Assorted content for your weekend reading.
- Lana Payne highlights how the fight over carbon taxes fits into a broader framework of class warfare - and how the right's climate nihilism needs to be met with solutions which will include workers in the benefits of an economic transition.
- Elise Stolte discusses how Edmonton has benefited from a carbon price which has reduced pollution from coal-generated power. And Lindsey Kines reports on the push by Victoria's city council for free public transit.
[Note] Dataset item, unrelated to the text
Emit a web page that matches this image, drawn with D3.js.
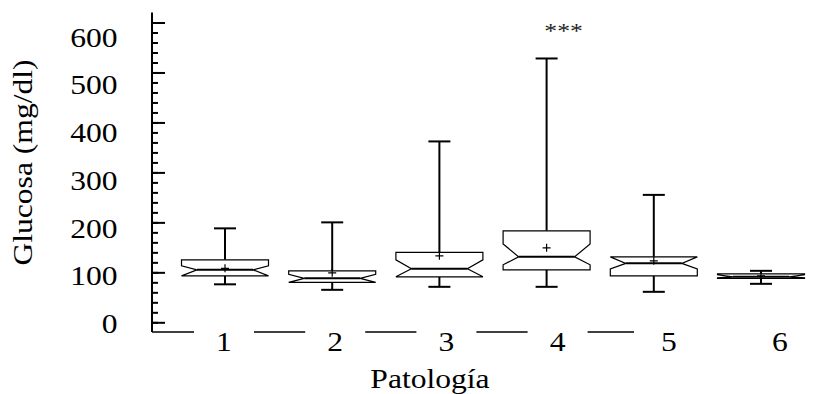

- Meanwhile, Steve Rukavina reports
that Montreal is moving toward a ban on single-use plastic and
styrofoam containers. And Ivan Watson, Jo Shelley, Sugam Pokharel and
Ushar Daniele point out
that we may not have a choice in the need to reduce our waste as
Malaysia has become the latest dumping ground to decide it's not going
to accept it anymore.
- Mathew Lawrence writes about Common Wealth's push to democratize the UK's economy as an important step in ensuring we recognize (and benefit from) our shared interests. And Tom Sandborn's review of Leigh Phillips and Michal Rozworski's The People’s Republic of Walmart reminds us that planning can serve public ends as well as profit motives.
- Finally, Hanna Rosin discusses how reduced empathy breaks the interpersonal bonds necessary for a functional society.